• Provided data
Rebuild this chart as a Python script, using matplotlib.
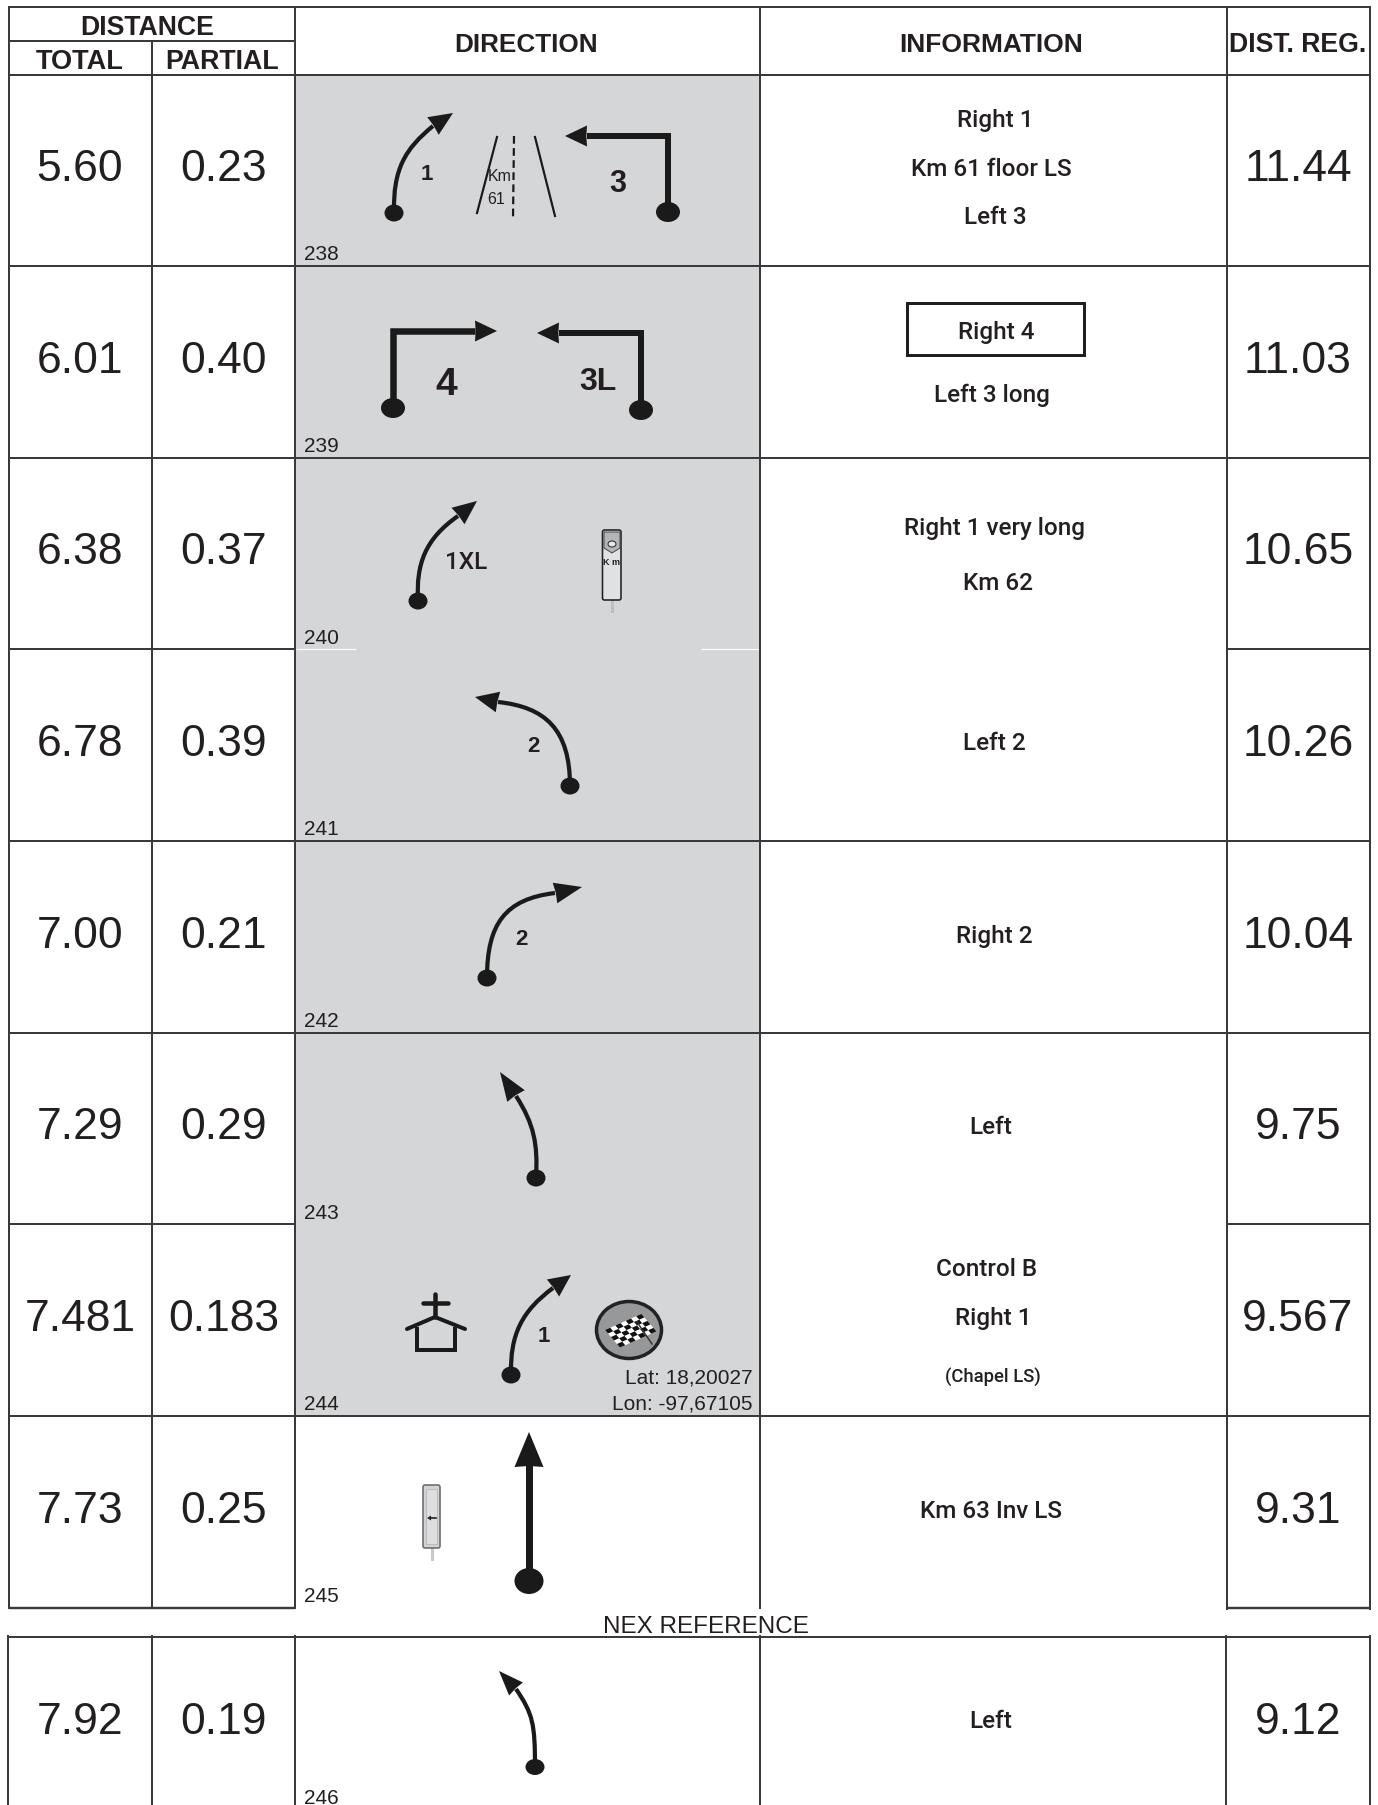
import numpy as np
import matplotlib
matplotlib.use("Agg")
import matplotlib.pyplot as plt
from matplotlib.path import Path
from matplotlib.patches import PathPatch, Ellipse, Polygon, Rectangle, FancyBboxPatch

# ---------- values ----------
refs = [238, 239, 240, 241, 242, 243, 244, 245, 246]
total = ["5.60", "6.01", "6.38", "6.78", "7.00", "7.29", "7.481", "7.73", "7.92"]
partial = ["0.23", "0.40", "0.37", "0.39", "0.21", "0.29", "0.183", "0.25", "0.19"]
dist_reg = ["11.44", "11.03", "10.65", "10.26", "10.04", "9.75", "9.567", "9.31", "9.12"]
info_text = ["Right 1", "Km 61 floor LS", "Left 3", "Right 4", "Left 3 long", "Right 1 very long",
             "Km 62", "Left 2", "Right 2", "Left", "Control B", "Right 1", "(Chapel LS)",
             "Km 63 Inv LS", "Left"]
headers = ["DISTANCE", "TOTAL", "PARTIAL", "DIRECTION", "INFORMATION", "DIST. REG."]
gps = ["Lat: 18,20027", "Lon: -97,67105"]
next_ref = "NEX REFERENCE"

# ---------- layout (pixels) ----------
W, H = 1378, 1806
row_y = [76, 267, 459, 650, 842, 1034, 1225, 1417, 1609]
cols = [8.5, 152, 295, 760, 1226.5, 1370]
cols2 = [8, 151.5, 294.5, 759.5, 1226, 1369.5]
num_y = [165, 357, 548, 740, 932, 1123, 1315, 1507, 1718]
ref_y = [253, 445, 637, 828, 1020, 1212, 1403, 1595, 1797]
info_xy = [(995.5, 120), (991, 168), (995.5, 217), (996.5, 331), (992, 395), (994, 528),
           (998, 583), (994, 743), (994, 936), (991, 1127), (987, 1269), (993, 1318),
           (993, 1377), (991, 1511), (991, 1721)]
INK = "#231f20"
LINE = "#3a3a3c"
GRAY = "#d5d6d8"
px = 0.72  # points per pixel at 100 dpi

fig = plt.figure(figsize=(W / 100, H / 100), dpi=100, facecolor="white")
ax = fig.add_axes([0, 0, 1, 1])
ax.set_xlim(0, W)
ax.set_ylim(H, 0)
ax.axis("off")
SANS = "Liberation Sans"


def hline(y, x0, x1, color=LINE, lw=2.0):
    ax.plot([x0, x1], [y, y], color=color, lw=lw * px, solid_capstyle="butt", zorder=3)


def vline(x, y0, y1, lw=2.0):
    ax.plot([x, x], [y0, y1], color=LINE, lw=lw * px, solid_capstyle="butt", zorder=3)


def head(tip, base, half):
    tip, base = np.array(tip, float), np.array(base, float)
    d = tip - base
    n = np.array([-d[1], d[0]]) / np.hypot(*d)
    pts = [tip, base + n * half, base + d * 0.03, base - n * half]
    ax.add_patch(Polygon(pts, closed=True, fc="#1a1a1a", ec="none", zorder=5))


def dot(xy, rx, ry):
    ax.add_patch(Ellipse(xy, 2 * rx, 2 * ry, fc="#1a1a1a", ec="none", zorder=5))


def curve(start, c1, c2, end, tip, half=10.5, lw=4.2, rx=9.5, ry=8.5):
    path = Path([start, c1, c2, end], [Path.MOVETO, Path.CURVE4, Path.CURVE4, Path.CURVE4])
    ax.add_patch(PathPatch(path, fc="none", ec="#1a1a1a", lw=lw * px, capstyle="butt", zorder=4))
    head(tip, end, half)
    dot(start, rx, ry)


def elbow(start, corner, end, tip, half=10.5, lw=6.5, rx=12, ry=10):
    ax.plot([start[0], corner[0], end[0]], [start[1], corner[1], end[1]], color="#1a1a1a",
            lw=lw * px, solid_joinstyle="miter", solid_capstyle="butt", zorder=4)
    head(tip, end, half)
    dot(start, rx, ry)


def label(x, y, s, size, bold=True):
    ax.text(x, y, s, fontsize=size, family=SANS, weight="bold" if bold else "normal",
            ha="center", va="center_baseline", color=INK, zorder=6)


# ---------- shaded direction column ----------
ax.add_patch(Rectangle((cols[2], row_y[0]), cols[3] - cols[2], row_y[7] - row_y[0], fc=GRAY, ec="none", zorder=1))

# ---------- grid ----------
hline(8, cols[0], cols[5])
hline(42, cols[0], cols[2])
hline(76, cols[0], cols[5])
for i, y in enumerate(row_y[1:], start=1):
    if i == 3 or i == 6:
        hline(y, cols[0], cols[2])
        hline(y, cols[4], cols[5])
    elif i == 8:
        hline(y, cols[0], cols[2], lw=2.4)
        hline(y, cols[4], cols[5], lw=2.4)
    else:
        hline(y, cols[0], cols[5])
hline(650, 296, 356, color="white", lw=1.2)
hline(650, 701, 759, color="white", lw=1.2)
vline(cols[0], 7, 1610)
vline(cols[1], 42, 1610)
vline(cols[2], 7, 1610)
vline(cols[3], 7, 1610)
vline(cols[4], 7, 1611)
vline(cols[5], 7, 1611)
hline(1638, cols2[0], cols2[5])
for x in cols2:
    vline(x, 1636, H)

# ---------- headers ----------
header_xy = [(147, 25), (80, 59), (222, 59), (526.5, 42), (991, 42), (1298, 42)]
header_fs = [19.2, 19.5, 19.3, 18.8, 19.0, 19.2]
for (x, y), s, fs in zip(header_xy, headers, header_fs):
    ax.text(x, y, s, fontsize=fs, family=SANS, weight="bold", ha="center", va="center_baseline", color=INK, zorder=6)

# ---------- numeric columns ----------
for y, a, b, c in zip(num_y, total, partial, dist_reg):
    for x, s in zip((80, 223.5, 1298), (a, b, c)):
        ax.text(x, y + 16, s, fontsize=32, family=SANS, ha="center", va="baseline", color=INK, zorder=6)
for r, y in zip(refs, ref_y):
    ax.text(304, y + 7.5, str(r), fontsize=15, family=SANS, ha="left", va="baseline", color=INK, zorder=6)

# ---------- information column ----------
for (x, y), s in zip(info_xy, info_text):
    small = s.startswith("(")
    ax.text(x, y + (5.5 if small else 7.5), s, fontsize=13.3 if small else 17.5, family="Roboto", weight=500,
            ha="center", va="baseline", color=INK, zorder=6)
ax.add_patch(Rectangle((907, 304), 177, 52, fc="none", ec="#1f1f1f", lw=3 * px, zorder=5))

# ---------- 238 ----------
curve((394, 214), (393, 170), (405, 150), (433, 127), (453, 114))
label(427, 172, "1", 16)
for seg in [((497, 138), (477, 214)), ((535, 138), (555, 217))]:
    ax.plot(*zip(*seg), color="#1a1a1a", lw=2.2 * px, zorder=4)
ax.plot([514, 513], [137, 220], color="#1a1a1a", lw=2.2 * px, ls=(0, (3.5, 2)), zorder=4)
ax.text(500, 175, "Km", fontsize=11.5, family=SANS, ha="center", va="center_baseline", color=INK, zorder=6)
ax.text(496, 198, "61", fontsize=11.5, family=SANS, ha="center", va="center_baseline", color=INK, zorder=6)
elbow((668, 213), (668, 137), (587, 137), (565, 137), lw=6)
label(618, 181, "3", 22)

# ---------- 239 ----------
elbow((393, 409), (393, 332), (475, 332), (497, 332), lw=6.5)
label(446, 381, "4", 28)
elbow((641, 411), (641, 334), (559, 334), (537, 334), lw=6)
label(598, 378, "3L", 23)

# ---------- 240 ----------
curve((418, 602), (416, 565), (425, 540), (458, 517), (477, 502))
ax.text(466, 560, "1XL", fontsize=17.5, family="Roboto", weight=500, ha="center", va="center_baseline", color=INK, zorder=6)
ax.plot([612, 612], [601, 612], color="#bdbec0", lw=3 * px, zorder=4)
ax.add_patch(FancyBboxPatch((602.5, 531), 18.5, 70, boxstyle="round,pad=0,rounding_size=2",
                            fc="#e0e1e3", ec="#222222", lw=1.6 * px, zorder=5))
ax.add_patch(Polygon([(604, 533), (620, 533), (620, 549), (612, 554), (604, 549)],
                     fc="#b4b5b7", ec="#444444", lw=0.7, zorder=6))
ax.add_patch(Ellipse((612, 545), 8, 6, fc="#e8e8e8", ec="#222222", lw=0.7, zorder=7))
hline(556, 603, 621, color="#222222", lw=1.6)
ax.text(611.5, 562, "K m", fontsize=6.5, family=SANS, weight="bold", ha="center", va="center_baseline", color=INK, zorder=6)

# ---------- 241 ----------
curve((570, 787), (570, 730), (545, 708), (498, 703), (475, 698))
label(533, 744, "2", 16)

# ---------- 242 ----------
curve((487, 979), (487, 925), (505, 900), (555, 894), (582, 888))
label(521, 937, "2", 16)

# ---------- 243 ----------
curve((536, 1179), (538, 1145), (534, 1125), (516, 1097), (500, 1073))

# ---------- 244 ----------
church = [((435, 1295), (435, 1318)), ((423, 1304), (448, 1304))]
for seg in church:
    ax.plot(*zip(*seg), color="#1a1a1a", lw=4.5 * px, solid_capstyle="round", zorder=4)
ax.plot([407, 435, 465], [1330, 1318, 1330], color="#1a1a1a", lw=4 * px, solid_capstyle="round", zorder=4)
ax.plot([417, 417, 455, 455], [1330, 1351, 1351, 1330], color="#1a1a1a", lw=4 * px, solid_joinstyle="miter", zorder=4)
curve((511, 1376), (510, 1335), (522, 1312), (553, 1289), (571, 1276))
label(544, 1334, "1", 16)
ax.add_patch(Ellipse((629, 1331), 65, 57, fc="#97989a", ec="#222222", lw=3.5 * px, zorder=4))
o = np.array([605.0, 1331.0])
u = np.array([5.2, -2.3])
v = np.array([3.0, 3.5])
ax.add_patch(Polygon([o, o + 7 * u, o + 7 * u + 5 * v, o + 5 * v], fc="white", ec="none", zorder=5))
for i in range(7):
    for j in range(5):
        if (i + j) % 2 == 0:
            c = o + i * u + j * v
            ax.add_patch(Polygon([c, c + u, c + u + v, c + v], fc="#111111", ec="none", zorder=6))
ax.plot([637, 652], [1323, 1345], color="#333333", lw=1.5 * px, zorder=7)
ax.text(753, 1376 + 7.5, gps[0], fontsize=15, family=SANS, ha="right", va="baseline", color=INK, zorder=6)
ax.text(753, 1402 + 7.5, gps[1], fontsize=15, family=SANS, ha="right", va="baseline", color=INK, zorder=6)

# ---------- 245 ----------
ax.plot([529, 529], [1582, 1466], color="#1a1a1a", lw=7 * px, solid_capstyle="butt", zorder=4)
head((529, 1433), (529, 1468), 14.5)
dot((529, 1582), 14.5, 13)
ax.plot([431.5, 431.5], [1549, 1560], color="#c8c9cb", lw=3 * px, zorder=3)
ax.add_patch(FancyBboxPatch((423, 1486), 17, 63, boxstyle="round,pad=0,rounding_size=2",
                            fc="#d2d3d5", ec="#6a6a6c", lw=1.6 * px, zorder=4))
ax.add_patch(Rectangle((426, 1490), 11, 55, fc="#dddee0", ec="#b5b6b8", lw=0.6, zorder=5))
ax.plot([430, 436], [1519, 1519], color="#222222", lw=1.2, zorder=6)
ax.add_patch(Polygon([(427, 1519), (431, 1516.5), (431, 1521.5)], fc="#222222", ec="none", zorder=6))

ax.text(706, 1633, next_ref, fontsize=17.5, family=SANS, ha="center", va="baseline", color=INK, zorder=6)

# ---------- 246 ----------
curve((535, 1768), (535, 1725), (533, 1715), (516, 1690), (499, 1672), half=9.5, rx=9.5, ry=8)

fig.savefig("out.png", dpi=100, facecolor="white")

• Your task
Find each line that has the word "matplotlib", then copy it out.

• The output
Rebuild this chart as a Python script, using matplotlib.
import matplotlib
matplotlib.use("Agg")
import matplotlib.pyplot as plt
from matplotlib.path import Path
from matplotlib.patches import PathPatch, Ellipse, Polygon, Rectangle, FancyBboxPatch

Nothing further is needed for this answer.